== Dataset records ==
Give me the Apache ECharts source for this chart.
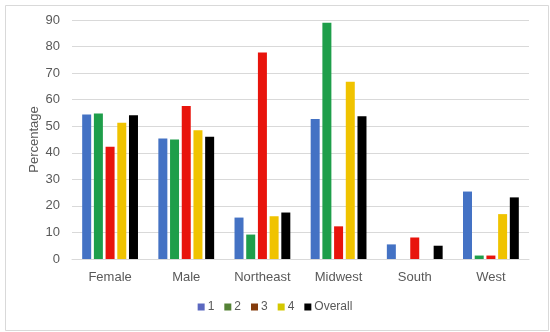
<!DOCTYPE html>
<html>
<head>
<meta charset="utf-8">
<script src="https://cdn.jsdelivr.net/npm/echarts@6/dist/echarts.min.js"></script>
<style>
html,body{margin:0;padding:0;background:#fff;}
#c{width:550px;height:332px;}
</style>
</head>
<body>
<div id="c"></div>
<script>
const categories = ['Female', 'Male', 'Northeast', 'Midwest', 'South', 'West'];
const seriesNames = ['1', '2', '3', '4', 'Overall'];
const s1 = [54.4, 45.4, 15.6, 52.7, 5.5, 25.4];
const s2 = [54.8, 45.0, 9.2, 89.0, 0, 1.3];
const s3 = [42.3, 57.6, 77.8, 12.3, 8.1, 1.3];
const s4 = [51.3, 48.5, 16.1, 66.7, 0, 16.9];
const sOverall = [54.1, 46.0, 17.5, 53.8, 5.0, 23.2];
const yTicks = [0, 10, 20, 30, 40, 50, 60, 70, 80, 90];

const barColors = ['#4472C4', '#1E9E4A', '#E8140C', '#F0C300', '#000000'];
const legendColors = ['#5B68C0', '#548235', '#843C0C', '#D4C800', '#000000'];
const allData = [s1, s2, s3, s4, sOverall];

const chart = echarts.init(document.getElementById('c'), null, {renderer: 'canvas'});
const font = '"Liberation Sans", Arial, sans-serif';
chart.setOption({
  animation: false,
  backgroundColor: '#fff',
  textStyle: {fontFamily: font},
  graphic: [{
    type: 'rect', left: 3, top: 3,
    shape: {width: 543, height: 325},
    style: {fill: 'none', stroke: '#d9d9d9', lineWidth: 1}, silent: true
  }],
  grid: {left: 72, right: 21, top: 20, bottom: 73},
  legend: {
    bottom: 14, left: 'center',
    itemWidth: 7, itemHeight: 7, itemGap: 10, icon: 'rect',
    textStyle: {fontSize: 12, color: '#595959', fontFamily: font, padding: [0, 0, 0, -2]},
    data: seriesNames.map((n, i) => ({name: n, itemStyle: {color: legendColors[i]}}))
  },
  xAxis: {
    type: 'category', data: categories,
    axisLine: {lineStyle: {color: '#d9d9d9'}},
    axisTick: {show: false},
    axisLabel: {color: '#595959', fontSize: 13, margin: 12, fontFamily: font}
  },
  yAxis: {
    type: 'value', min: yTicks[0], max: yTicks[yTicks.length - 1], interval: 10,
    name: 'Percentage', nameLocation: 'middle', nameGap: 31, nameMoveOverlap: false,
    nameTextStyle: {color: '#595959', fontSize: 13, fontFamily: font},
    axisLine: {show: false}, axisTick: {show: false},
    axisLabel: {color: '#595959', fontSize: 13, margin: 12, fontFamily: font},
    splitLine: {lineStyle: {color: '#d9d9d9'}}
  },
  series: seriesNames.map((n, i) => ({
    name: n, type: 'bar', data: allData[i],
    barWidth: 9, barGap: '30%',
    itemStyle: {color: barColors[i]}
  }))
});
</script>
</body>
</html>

* * *

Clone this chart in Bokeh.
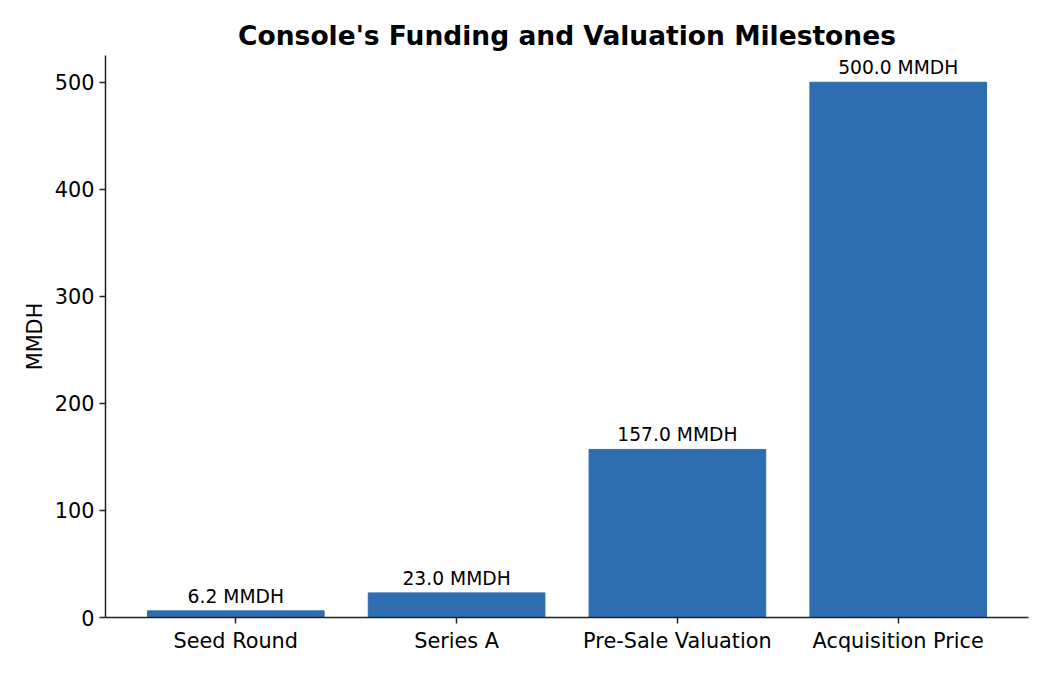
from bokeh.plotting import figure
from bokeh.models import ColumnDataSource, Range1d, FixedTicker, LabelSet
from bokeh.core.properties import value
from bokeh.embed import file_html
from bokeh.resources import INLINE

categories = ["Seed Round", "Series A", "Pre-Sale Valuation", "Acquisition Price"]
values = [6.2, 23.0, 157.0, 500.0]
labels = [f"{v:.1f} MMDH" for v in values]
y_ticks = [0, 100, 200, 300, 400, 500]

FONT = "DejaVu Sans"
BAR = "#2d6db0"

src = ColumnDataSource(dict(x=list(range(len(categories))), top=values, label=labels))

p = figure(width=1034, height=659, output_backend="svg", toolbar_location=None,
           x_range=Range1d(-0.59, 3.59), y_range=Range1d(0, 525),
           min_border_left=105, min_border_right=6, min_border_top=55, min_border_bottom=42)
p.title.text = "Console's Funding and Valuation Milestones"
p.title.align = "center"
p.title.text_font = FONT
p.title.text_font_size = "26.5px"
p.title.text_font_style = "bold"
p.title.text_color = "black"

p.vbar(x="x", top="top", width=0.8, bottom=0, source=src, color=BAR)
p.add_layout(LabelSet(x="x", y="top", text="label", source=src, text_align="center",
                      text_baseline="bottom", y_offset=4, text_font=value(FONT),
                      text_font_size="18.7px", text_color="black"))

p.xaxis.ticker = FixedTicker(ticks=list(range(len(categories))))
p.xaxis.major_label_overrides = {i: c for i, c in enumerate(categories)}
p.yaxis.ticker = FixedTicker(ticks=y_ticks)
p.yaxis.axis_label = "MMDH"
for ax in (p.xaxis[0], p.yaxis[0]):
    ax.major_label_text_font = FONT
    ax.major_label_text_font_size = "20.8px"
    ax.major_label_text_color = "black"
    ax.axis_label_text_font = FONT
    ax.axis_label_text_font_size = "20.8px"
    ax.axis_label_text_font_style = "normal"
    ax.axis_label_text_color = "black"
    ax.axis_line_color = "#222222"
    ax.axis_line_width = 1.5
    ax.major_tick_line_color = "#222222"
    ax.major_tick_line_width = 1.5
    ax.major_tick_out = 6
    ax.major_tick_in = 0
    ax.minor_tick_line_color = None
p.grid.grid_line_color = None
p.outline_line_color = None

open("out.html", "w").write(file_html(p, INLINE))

...

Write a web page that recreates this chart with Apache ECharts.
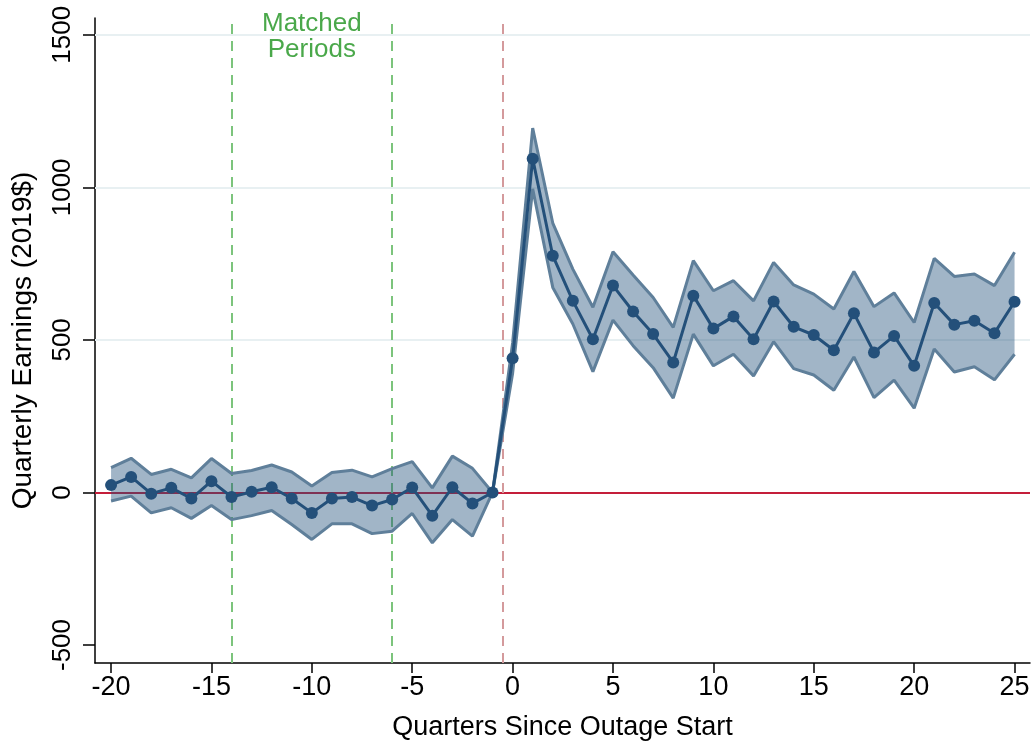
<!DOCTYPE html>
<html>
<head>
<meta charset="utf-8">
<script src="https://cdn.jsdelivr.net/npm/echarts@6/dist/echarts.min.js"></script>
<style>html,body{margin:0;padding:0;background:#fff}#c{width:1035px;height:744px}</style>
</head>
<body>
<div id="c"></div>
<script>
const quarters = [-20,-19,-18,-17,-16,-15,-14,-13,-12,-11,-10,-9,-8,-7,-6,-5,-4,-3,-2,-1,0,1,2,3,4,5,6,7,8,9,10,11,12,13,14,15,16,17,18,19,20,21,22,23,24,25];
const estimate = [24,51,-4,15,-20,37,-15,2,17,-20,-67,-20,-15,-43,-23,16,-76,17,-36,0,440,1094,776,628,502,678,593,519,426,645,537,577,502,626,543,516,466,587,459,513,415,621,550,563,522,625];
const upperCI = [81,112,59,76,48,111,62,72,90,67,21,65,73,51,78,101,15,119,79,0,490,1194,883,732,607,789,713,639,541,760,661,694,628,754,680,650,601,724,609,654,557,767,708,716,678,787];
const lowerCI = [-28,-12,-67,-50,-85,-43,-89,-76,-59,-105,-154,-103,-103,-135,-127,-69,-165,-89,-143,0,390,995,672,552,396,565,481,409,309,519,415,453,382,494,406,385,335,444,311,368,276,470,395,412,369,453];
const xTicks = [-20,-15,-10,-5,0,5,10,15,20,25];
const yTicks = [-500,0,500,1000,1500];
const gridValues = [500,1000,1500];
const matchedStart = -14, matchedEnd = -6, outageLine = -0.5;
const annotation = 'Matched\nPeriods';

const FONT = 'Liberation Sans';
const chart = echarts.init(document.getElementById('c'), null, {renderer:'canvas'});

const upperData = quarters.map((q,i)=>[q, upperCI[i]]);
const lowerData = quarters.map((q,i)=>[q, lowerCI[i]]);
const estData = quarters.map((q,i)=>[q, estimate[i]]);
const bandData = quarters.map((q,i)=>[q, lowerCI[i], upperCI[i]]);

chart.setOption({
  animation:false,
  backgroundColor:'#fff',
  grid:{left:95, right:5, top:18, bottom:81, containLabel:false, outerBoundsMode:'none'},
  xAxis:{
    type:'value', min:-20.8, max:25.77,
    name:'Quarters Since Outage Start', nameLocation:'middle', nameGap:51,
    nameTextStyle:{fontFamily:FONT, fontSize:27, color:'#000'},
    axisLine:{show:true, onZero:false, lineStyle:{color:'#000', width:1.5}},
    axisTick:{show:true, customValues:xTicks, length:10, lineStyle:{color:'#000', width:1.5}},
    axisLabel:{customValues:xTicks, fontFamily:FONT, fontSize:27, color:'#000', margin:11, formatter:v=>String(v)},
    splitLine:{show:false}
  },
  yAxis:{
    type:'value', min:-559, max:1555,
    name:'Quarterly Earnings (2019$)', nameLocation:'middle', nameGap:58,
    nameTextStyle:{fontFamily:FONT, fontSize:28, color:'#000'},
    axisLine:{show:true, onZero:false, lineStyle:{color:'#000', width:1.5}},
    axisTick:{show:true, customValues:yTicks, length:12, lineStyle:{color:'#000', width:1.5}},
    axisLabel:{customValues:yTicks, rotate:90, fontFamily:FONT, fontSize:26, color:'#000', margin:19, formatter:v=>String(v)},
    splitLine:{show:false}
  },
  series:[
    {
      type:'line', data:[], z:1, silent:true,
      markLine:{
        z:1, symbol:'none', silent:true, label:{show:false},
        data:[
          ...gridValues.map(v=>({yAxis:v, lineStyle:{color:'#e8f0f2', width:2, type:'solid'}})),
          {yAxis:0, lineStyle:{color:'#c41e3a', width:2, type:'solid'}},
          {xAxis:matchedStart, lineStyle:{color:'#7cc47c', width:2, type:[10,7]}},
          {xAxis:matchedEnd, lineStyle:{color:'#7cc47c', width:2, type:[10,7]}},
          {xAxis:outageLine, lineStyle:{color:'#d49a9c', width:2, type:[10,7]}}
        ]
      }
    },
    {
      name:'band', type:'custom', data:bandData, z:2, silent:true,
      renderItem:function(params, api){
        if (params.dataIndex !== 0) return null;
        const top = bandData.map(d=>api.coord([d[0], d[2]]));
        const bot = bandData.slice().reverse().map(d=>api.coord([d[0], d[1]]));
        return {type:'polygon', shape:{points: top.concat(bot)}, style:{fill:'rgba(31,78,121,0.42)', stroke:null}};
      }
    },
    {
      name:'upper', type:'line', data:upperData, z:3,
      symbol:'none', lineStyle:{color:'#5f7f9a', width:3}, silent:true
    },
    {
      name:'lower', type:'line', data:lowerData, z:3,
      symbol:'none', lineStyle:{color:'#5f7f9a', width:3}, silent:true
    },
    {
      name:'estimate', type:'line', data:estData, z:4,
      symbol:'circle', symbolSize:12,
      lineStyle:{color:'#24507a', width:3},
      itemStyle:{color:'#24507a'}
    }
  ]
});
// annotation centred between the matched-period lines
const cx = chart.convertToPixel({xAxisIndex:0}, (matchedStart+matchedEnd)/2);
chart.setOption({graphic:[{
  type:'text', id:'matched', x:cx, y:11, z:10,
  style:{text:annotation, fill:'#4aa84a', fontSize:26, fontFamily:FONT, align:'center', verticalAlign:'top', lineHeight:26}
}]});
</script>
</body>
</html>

== To do ==
Work through the data and report how many of its lines hold the word "this", giving only the figure.

== Final result ==
3